# GIVEN PROBLEM
Write out each line word for word. Drop pictures.

# DATA EXCERPT
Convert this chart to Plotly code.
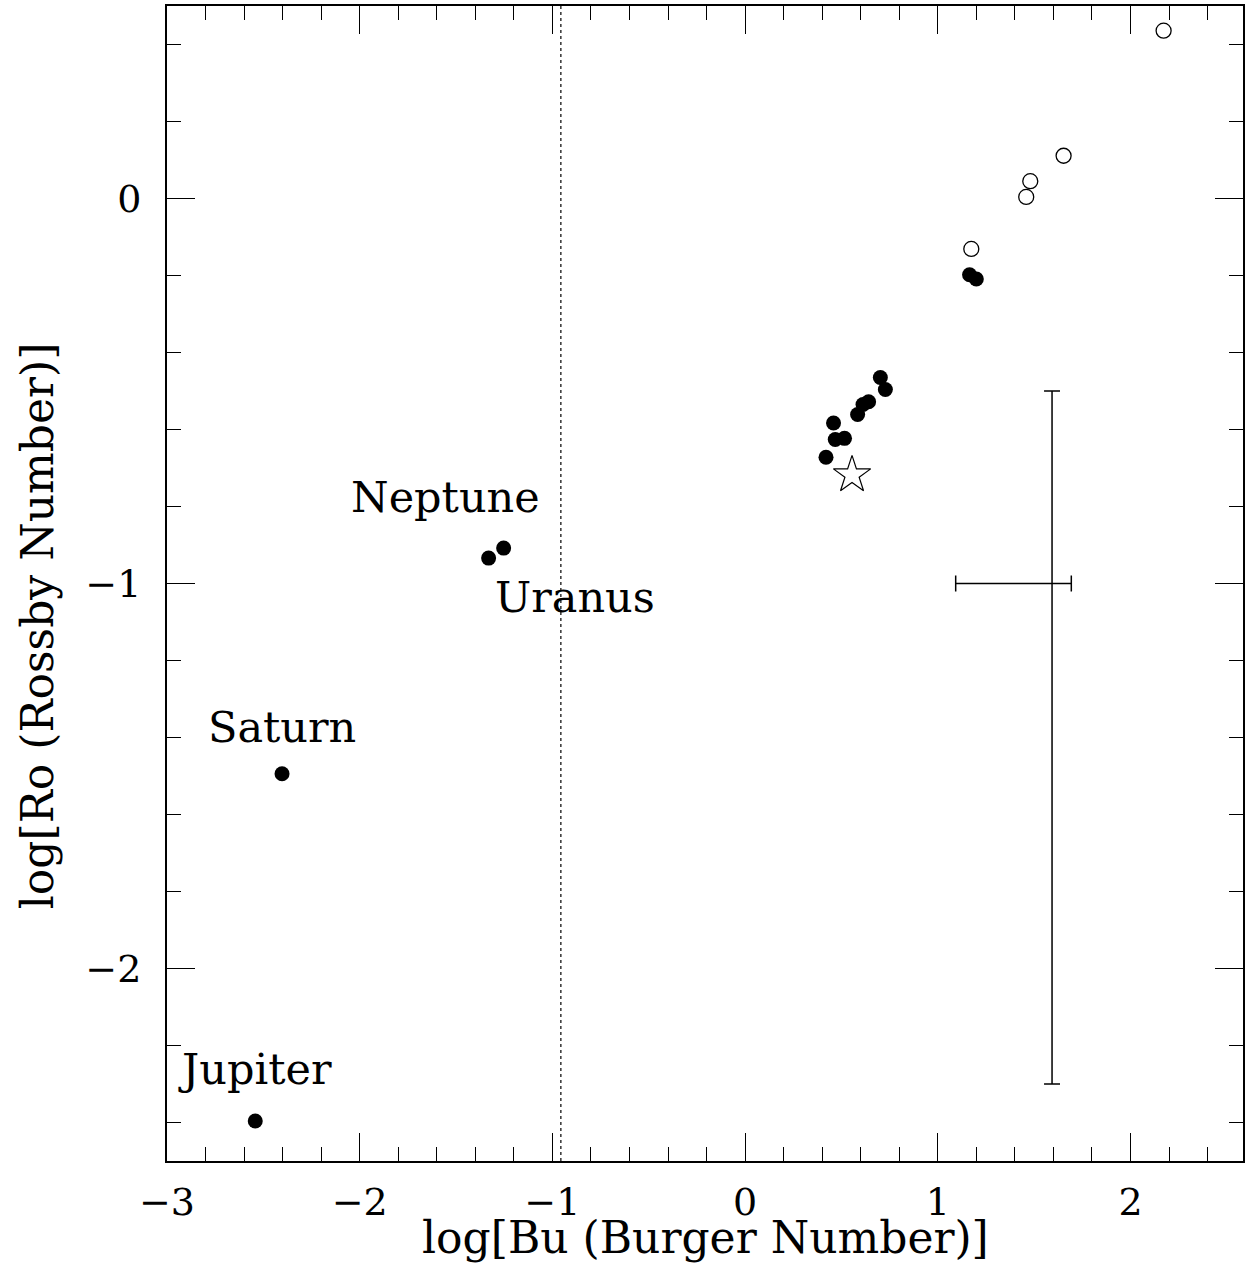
import plotly.graph_objects as go

# ---- data ----
planet_names = ["Jupiter", "Saturn", "Neptune", "Uranus"]
planet_log_bu = [-2.542, -2.403, -1.331, -1.253]
planet_log_ro = [-2.396, -1.494, -0.934, -0.908]

label_x = [-2.544, -2.402, -1.556, -0.884]
label_y = [-2.262, -1.373, -0.776, -1.034]

filled_log_bu = [0.420, 0.459, 0.468, 0.516, 0.584, 0.612, 0.641, 0.702, 0.728, 1.165, 1.200]
filled_log_ro = [-0.672, -0.583, -0.626, -0.623, -0.561, -0.535, -0.528, -0.465, -0.496, -0.198, -0.209]

open_log_bu = [1.174, 1.459, 1.480, 1.653, 2.172]
open_log_ro = [-0.131, 0.004, 0.045, 0.111, 0.436]

star_log_bu = [0.555]
star_log_ro = [-0.718]

err_center_x = [1.593]
err_center_y = [-1.0]
err_x_plus = [0.100]
err_x_minus = [0.500]
err_y_plus = [0.500]
err_y_minus = [1.300]

bu_critical = -0.956

x_range = [-3.0, 2.584]
y_range = [-2.5, 0.5]

FONT = "DejaVu Serif"

fig = go.Figure()

fig.add_trace(go.Scatter(
    x=planet_log_bu, y=planet_log_ro, mode="markers",
    marker=dict(symbol="circle", size=15, color="black"),
    showlegend=False, hoverinfo="skip"))

fig.add_trace(go.Scatter(
    x=filled_log_bu, y=filled_log_ro, mode="markers",
    marker=dict(symbol="circle", size=15, color="black"),
    showlegend=False, hoverinfo="skip"))

fig.add_trace(go.Scatter(
    x=open_log_bu, y=open_log_ro, mode="markers",
    marker=dict(symbol="circle-open", size=15, color="black", line=dict(width=1.3, color="black")),
    showlegend=False, hoverinfo="skip"))

fig.add_trace(go.Scatter(
    x=star_log_bu, y=star_log_ro, mode="markers",
    marker=dict(symbol="star-open", size=28, color="black", line=dict(width=1.2, color="black")),
    showlegend=False, hoverinfo="skip"))

fig.add_trace(go.Scatter(
    x=err_center_x, y=err_center_y, mode="markers",
    marker=dict(size=1, color="rgba(0,0,0,0)"),
    error_x=dict(type="data", symmetric=False, array=err_x_plus, arrayminus=err_x_minus,
                 color="black", thickness=1.5, width=8),
    error_y=dict(type="data", symmetric=False, array=err_y_plus, arrayminus=err_y_minus,
                 color="black", thickness=1.5, width=8),
    showlegend=False, hoverinfo="skip"))

fig.add_shape(type="line", xref="x", yref="paper", x0=bu_critical, x1=bu_critical, y0=0, y1=1,
              line=dict(color="black", width=1.2, dash="dot"))

for name, lx, ly in zip(planet_names, label_x, label_y):
    fig.add_annotation(x=lx, y=ly, xref="x", yref="y", text=name, showarrow=False,
                       xanchor="center", yanchor="middle",
                       font=dict(family=FONT, size=43, color="black"))

fig.add_annotation(x=0.5, y=-0.0666, xref="paper", yref="paper",
                   text="log[Bu (Burger Number)]", showarrow=False,
                   xanchor="center", yanchor="middle",
                   font=dict(family=FONT, size=44, color="black"))
fig.add_annotation(x=-0.1208, y=0.463, xref="paper", yref="paper",
                   text="log[Ro (Rossby Number)]", showarrow=False, textangle=-90,
                   xanchor="center", yanchor="middle",
                   font=dict(family=FONT, size=44, color="black"))

axis_common = dict(
    showgrid=False, zeroline=False, showline=True, linecolor="black", linewidth=2,
    mirror="ticks", ticks="inside", ticklen=28, tickwidth=1.2, tickcolor="black",
    tickfont=dict(family=FONT, size=38, color="black"),
    minor=dict(ticks="inside", ticklen=14, tickwidth=1.2, tickcolor="black", dtick=0.2, showgrid=False),
)

fig.update_xaxes(range=x_range, dtick=1, tick0=0, ticklabelstandoff=6, **axis_common)
fig.update_yaxes(range=y_range, dtick=1, tick0=0, ticklabelstandoff=16, **axis_common)

fig.update_layout(
    width=1251, height=1264,
    margin=dict(l=167, r=8, t=4, b=103),
    paper_bgcolor="white", plot_bgcolor="white",
    font=dict(family=FONT, color="black"),
)

fig.write_html("out.html", config={"displayModeBar": False},
               post_script="document.body.style.margin='0';document.body.style.overflow='hidden';")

# WRITTEN ANSWER
Convert this chart to Plotly code.
import plotly.graph_objects as go

# ---- data ----
planet_names = ["Jupiter", "Saturn", "Neptune", "Uranus"]
planet_log_bu = [-2.542, -2.403, -1.331, -1.253]
planet_log_ro = [-2.396, -1.494, -0.934, -0.908]

label_x = [-2.544, -2.402, -1.556, -0.884]
label_y = [-2.262, -1.373, -0.776, -1.034]

filled_log_bu = [0.420, 0.459, 0.468, 0.516, 0.584, 0.612, 0.641, 0.702, 0.728, 1.165, 1.200]
filled_log_ro = [-0.672, -0.583, -0.626, -0.623, -0.561, -0.535, -0.528, -0.465, -0.496, -0.198, -0.209]

open_log_bu = [1.174, 1.459, 1.480, 1.653, 2.172]
open_log_ro = [-0.131, 0.004, 0.045, 0.111, 0.436]

star_log_bu = [0.555]
star_log_ro = [-0.718]

err_center_x = [1.593]
err_center_y = [-1.0]
err_x_plus = [0.100]
err_x_minus = [0.500]
err_y_plus = [0.500]
err_y_minus = [1.300]

bu_critical = -0.956

x_range = [-3.0, 2.584]
y_range = [-2.5, 0.5]

FONT = "DejaVu Serif"

fig = go.Figure()

fig.add_trace(go.Scatter(
    x=planet_log_bu, y=planet_log_ro, mode="markers",
    marker=dict(symbol="circle", size=15, color="black"),
    showlegend=False, hoverinfo="skip"))

fig.add_trace(go.Scatter(
    x=filled_log_bu, y=filled_log_ro, mode="markers",
    marker=dict(symbol="circle", size=15, color="black"),
    showlegend=False, hoverinfo="skip"))

fig.add_trace(go.Scatter(
    x=open_log_bu, y=open_log_ro, mode="markers",
    marker=dict(symbol="circle-open", size=15, color="black", line=dict(width=1.3, color="black")),
    showlegend=False, hoverinfo="skip"))

fig.add_trace(go.Scatter(
    x=star_log_bu, y=star_log_ro, mode="markers",
    marker=dict(symbol="star-open", size=28, color="black", line=dict(width=1.2, color="black")),
    showlegend=False, hoverinfo="skip"))

fig.add_trace(go.Scatter(
    x=err_center_x, y=err_center_y, mode="markers",
    marker=dict(size=1, color="rgba(0,0,0,0)"),
    error_x=dict(type="data", symmetric=False, array=err_x_plus, arrayminus=err_x_minus,
                 color="black", thickness=1.5, width=8),
    error_y=dict(type="data", symmetric=False, array=err_y_plus, arrayminus=err_y_minus,
                 color="black", thickness=1.5, width=8),
    showlegend=False, hoverinfo="skip"))

fig.add_shape(type="line", xref="x", yref="paper", x0=bu_critical, x1=bu_critical, y0=0, y1=1,
              line=dict(color="black", width=1.2, dash="dot"))

for name, lx, ly in zip(planet_names, label_x, label_y):
    fig.add_annotation(x=lx, y=ly, xref="x", yref="y", text=name, showarrow=False,
                       xanchor="center", yanchor="middle",
                       font=dict(family=FONT, size=43, color="black"))

fig.add_annotation(x=0.5, y=-0.0666, xref="paper", yref="paper",
                   text="log[Bu (Burger Number)]", showarrow=False,
                   xanchor="center", yanchor="middle",
                   font=dict(family=FONT, size=44, color="black"))
fig.add_annotation(x=-0.1208, y=0.463, xref="paper", yref="paper",
                   text="log[Ro (Rossby Number)]", showarrow=False, textangle=-90,
                   xanchor="center", yanchor="middle",
                   font=dict(family=FONT, size=44, color="black"))

axis_common = dict(
    showgrid=False, zeroline=False, showline=True, linecolor="black", linewidth=2,
    mirror="ticks", ticks="inside", ticklen=28, tickwidth=1.2, tickcolor="black",
    tickfont=dict(family=FONT, size=38, color="black"),
    minor=dict(ticks="inside", ticklen=14, tickwidth=1.2, tickcolor="black", dtick=0.2, showgrid=False),
)

fig.update_xaxes(range=x_range, dtick=1, tick0=0, ticklabelstandoff=6, **axis_common)
fig.update_yaxes(range=y_range, dtick=1, tick0=0, ticklabelstandoff=16, **axis_common)

fig.update_layout(
    width=1251, height=1264,
    margin=dict(l=167, r=8, t=4, b=103),
    paper_bgcolor="white", plot_bgcolor="white",
    font=dict(family=FONT, color="black"),
)

fig.write_html("out.html", config={"displayModeBar": False},
               post_script="document.body.style.margin='0';document.body.style.overflow='hidden';")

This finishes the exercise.